A score of 5 or more means you likely have a viable draft; 3 or less means you should pause and close gaps first. The point is not to chase quantity; it is to avoid automatic rejectable omissions.

Official publication and what happens after submission

The official page states that applicants are notified in writing, and a complete list of approvals is published.

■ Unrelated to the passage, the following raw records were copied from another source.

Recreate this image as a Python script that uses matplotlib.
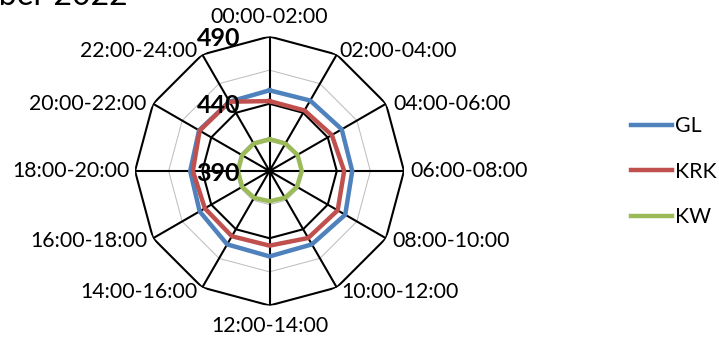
import numpy as np
import matplotlib
matplotlib.use("Agg")
import matplotlib.pyplot as plt

plt.rcParams["font.family"] = ["Lato", "DejaVu Sans"]

categories = ["00:00-02:00", "02:00-04:00", "04:00-06:00", "06:00-08:00",
              "08:00-10:00", "10:00-12:00", "12:00-14:00", "14:00-16:00",
              "16:00-18:00", "18:00-20:00", "20:00-22:00", "22:00-24:00"]
gl = [450, 450.5, 452, 451.5, 455, 453, 453.5, 453, 450, 449, 450.5, 449.5]
krk = [442, 442, 443.5, 445.5, 448.5, 447.5, 445.5, 446, 445.5, 447, 450, 449.5]
kw = [413.5, 413.5, 414, 414, 413.5, 413, 412.5, 413, 413.5, 413.5, 413.5, 413.5]
series_names = ["GL", "KRK", "KW"]
series_colors = ["#4F81BD", "#C0504D", "#9BBB59"]
major_levels = [390, 440, 490]
minor_levels = [415, 465]
title = "December 2022"

fig = plt.figure(figsize=(7.19, 3.39), dpi=100)
ax = fig.add_axes([0.1878, 0.0988, 0.3741, 0.7935], projection="polar")
ax.set_theta_offset(np.pi / 2)
ax.set_theta_direction(-1)
ax.set_ylim(major_levels[0], major_levels[-1])
ax.grid(False)
ax.set_xticks([])
ax.set_yticks([])
ax.spines["polar"].set_visible(False)
ax.patch.set_visible(False)

n = len(categories)
theta = np.arange(n) * 2 * np.pi / n
closed = np.append(theta, theta[0])

# polygon grid
for lv in minor_levels:
    ax.plot(closed, [lv] * (n + 1), color="#BFBFBF", lw=0.75, zorder=1)
for lv in major_levels[1:]:
    ax.plot(closed, [lv] * (n + 1), color="black", lw=1.5, zorder=2)
for t in theta:
    ax.plot([t, t], [major_levels[0], major_levels[-1]], color="black", lw=1.5, zorder=2)

# data series
handles = []
for vals, name, col in zip([gl, krk, kw], series_names, series_colors):
    ln, = ax.plot(closed, np.append(vals, vals[0]), color=col, lw=3.2,
                  solid_joinstyle="round", zorder=3, label=name)
    handles.append(ln)

# radial value labels
for lv in major_levels:
    ax.annotate(str(lv), xy=(0, lv), xytext=(-29.5, -2), textcoords="offset pixels",
                ha="right", va="center", fontsize=18, fontweight="bold", zorder=5,
                annotation_clip=False)

# category labels
offsets = [(0, 20, "center"), (3, 4, "left"), (7, 0, "left"), (6, 0, "left"),
           (6, -3, "left"), (5, -5, "left"), (0, -21, "center"), (-5, -5, "right"),
           (-6, -3, "right"), (-5, 0, "right"), (-7, 0, "right"), (-5, 4, "right")]
for t, lab, (dx, dy, ha) in zip(theta, categories, offsets):
    ax.annotate(lab, xy=(t, major_levels[-1]), xytext=(dx, dy), textcoords="offset pixels",
                ha=ha, va="center", fontsize=15.3, annotation_clip=False)

fig.legend(handles=handles, labels=series_names, loc="center left",
           bbox_to_anchor=(630.7 / 719, 1 - 171.5 / 339), frameon=False,
           fontsize=15.3, handlelength=1.92, handletextpad=0.15, labelspacing=1.2,
           borderpad=0, borderaxespad=0)

fig.text(128 / 719, 1 - 5 / 339, title, ha="right", va="baseline", fontsize=23)

fig.savefig("out.png", dpi=100)
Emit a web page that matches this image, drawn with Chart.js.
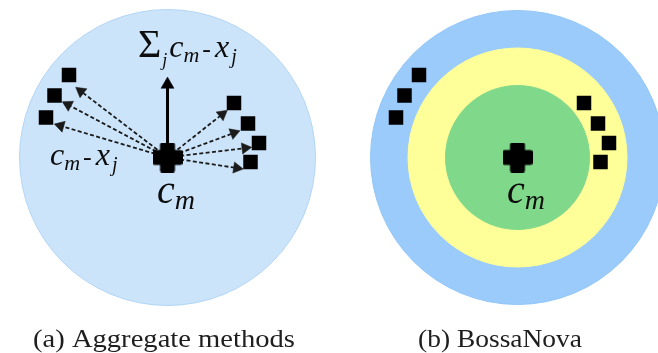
<!DOCTYPE html>
<html>
<head>
<meta charset="utf-8">
<script src="https://cdn.jsdelivr.net/npm/chart.js@4.4.1/dist/chart.umd.min.js"></script>
<style>
  html, body { margin: 0; padding: 0; background: #fff; overflow: hidden; }
  canvas { display: block; }
</style>
</head>
<body>
<canvas id="diagram" width="658" height="353"></canvas>
<script>
// Diagram coordinates: origin at the cluster centre c_m of panel (a),
// x to the right, y upward. Panel (b) repeats the layout further right.
const panelCentresX = [0, 350];
const panelCaptions = ['(a) Aggregate methods', '(b) BossaNova'];

// panel (a): a single region that holds every descriptor
const aggregateRadius = [148];
// panel (b): distance rings around c_m, outer to inner
const bossaRingRadii = [147, 109.5, 72];

// local descriptors x_j, relative to c_m (same in both panels)
const descriptorX = [-98.5, -113, -121.5, 66.5, 80.5, 91.5, 83];
const descriptorY = [82.5, 62, 40, 54.5, 34, 14.5, -4.5];

// tips of the difference vectors c_m - x_j drawn in panel (a)
const diffTipX = [-91.8, -105.2, -113.2, 59.8, 72.5, 84.2, 75.8];
const diffTipY = [70.2, 55.8, 33.5, 47.2, 26.8, 10.2, -11.5];

// tip of the summed vector  sum_j (c_m - x_j)
const sumTipX = [0];
const sumTipY = [80.5];

// ---------------------------------------------------------------------------

const INK = '#000';
const ARROW_INK = '#1b1b1b';
const regionFill = ['#cce4fa', '#9acbfb', '#ffff99', '#80d88a'];
const regionEdge = ['#b2d5f5', '#92c6f8', '#ffff99', '#80d88a'];

// chunky plus sign used for the centre c_m
function plusGlyph(size, arm) {
  const cv = document.createElement('canvas');
  cv.width = cv.height = size;
  const g = cv.getContext('2d');
  g.fillStyle = INK;
  const a = (size - arm) / 2;
  g.beginPath();
  g.roundRect(a, 0, arm, size, 2);
  g.roundRect(0, a, size, arm, 2);
  g.fill();
  return cv;
}

const pts = (xs, ys, dx = 0) => xs.map((x, i) => ({ x: x + dx, y: ys[i] }));

// arrow geometry: the head (triangle point) sits just behind each tip
function arrowParts(tx, ty, headR) {
  const len = Math.hypot(tx, ty);
  const ux = tx / len, uy = ty / len;
  return {
    head: { x: tx - ux * headR, y: ty - uy * headR },
    rot: Math.atan2(tx, ty) * 180 / Math.PI
  };
}

const regions = [
  ...aggregateRadius.map(r => ({ x: panelCentresX[0], y: 0, r })),
  ...bossaRingRadii.map(r => ({ x: panelCentresX[1], y: 0, r }))
];

const DIFF_HEAD = 6.5, SUM_HEAD = 7.5;
const diffArrows = diffTipX.map((x, i) => arrowParts(x, diffTipY[i], DIFF_HEAD));
const sumArrows = sumTipX.map((x, i) => arrowParts(x, sumTipY[i], SUM_HEAD));

const datasets = [];

// centres c_m
datasets.push({
  data: panelCentresX.map(x => ({ x, y: 0 })),
  pointStyle: plusGlyph(30, 15),
  pointRadius: 15,
  order: 0
});

// descriptors x_j
datasets.push({
  data: panelCentresX.flatMap(cx => pts(descriptorX, descriptorY, cx)),
  pointStyle: 'rect',
  pointRadius: 10.25,
  pointBackgroundColor: INK,
  pointBorderWidth: 0,
  order: 1
});

// arrow heads
datasets.push({
  data: diffArrows.map(a => a.head),
  pointStyle: 'triangle',
  pointRadius: DIFF_HEAD,
  pointRotation: diffArrows.map(a => a.rot),
  pointBackgroundColor: ARROW_INK,
  pointBorderColor: ARROW_INK,
  pointBorderWidth: 0.5,
  order: 2
});
datasets.push({
  data: sumArrows.map(a => a.head),
  pointStyle: 'triangle',
  pointRadius: SUM_HEAD,
  pointRotation: sumArrows.map(a => a.rot),
  pointBackgroundColor: INK,
  pointBorderColor: INK,
  pointBorderWidth: 0.5,
  order: 2
});

// dashed difference vectors
diffArrows.forEach(a => datasets.push({
  data: [{ x: 0, y: 0 }, a.head],
  showLine: true,
  borderColor: ARROW_INK,
  borderWidth: 1.8,
  borderDash: [4, 2.4],
  pointRadius: 0,
  order: 3
}));

// solid summed vector
sumArrows.forEach(a => datasets.push({
  data: [{ x: 0, y: 0 }, a.head],
  showLine: true,
  borderColor: INK,
  borderWidth: 3,
  pointRadius: 0,
  order: 3
}));

// shaded regions (radius expressed in diagram units)
datasets.push({
  data: regions,
  pointStyle: 'circle',
  pointRadius: ctx => {
    const s = ctx.chart.scales.x;
    return ctx.raw ? s.getPixelForValue(ctx.raw.r) - s.getPixelForValue(0) : 0;
  },
  pointBackgroundColor: regionFill,
  pointBorderColor: regionEdge,
  pointBorderWidth: 1,
  order: 10
});

// math labels: runs of (text, size, italic, baseline shift, gap before)
const run = (t, f, it, dy = 0, gap = 0) => ({ t, f, it, dy, gap });
const mathLabels = [
  { x: -29.5, y: 100.5, runs: [run('Σ', 40, false), run('j', 18, true, 9, 1), run('c', 32, true, 0, 2),
      run('m', 22, true, 5), run('-', 26, false, 0, 3), run('x', 32, true, 0, 4), run('j', 20, true, 6, 2)] },
  { x: -117.5, y: -7.5, runs: [run('c', 32, true), run('m', 22, true, 5), run('-', 26, false, 0, 3),
      run('x', 32, true, 0, 4), run('j', 20, true, 6, 2)] },
  ...panelCentresX.map(cx => ({ x: cx - 10.5, y: -45, runs: [run('c', 40, true), run('m', 28, true, 6)] }))
];

const captionBoxes = [
  { x0: -134.5, x1: 127.5, y: -189.5 },
  { x0: 250.5, x1: 414.5, y: -189.5 }
];

const textPlugin = {
  id: 'diagramText',
  afterDatasetsDraw(chart) {
    const { ctx, scales: { x, y } } = chart;
    ctx.save();
    ctx.textBaseline = 'alphabetic';
    ctx.textAlign = 'left';

    ctx.fillStyle = '#0d0d0d';
    mathLabels.forEach(lab => {
      let px = x.getPixelForValue(lab.x);
      const py = y.getPixelForValue(lab.y);
      lab.runs.forEach(r => {
        ctx.font = (r.it ? 'italic ' : '') + r.f + 'px "Liberation Serif"';
        px += r.gap;
        ctx.fillText(r.t, px, py + r.dy);
        px += ctx.measureText(r.t).width;
      });
    });

    ctx.fillStyle = '#1e1e1e';
    ctx.font = '25px "Liberation Serif"';
    panelCaptions.forEach((t, i) => {
      const b = captionBoxes[i];
      const left = x.getPixelForValue(b.x0);
      const width = x.getPixelForValue(b.x1) - left;
      const w = ctx.measureText(t).width;
      ctx.save();
      ctx.translate(left, y.getPixelForValue(b.y));
      ctx.scale(width / w, 1);
      ctx.fillText(t, 0, 0);
      ctx.restore();
    });
    ctx.restore();
  }
};

new Chart(document.getElementById('diagram'), {
  type: 'scatter',
  data: { datasets },
  options: {
    responsive: false,
    animation: false,
    devicePixelRatio: 1,
    events: [],
    layout: { padding: 0, autoPadding: false },
    plugins: { legend: { display: false }, tooltip: { enabled: false } },
    scales: {
      x: { type: 'linear', min: -167.5, max: 490.5, display: false },
      y: { type: 'linear', min: -195.5, max: 157.5, display: false }
    }
  },
  plugins: [textPlugin]
});
</script>
</body>
</html>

This is useful for two reasons:

  • You can confirm whether you reached final-stage review.
  • You can study approved projects to model future applications.

However, if you want fast practical benefit from this, the best step is to begin building a reusable project dossier template:

  • A one-sheet concept summary.
  • A budget + production schedule package.
  • A compliance folder with identity, tax, registration, and chain-of-title placeholders.
  • A distribution one-page map (festivals, streaming, theatrical, community screenings).

Practical applicant readiness workflow (use this before any KFC call)

  1. Put your idea on a one-page “what it is / who it serves / why now” sheet.
  2. Build a 90-day schedule backward from intended submission window.
  3. Line up legal/doc identity documents first (they take longest to confirm).
  4. Prepare proof of rights and treatment materials.
  5. Finalise budget with role accountability and cash-flow logic.
  6. Write a realistic marketing path with fallback screening channels.
  7. Get one non-filmmaker read-through for plain-language clarity.
  8. Final technical check: page count, required letters, file format consistency, naming, and completeness.

These steps are not glamorous, but they are exactly what reduce rejection risk.

FAQ

Is this still open for new applications?

The official page currently shown by KFC lists a deadline of 28 January 2022. You should confirm on KFC’s current communications before investing full effort in submission.

Can I apply if I have not formed a company?

Yes, for some categories the call allows individual applicants, but some requirements still demand company-like documents. Always validate category-specific constraints before preparing your package.

Can I apply for two categories with one project?

The call says one submission per organization/individual per category. Use the category that best matches your current project phase and avoid multi-track duplicate submissions that dilute clarity.

Can I fund only marketing from the Emerging Fund?

For Emerging Filmmakers Fund, the page states support in either development or production, with budget capped at KES 500,000. It does not advertise separate marketing/distribution support under this category.

Is a festival invitation required?

Only for Marketing and Distribution funding, and primarily for international festival attendance, the call requires a confirmed invitation letter with dates and venue details.

Do I need mentorship proof for all categories?

Yes, the official note says provide proof of internship and mentorship mechanism for all applications.

How is fairness done?

The call says an evaluation committee is appointed by the CEO and makes final decisions based on guidelines. This points to structured evaluation rather than informal invitation.

Next steps if you want to stay ready

  • Verify current announcements on the Kenya Film Commission site.
  • Download and preserve the call text now, because URLs can change and wording details are often removed after cycles close.
  • If your project is at development stage, create your treatment and budget first; do not wait for call open confirmation.
  • For existing projects, build the marketing/distribution path and rights evidence now.
  • If you are an Emerging Filmmaker, maintain the KES 500,000 budget discipline in your internal planning from day one.

Always use the official Kenya Film Commission pages as the source of final truth; if links in third-party aggregators differ, treat them only as secondary references.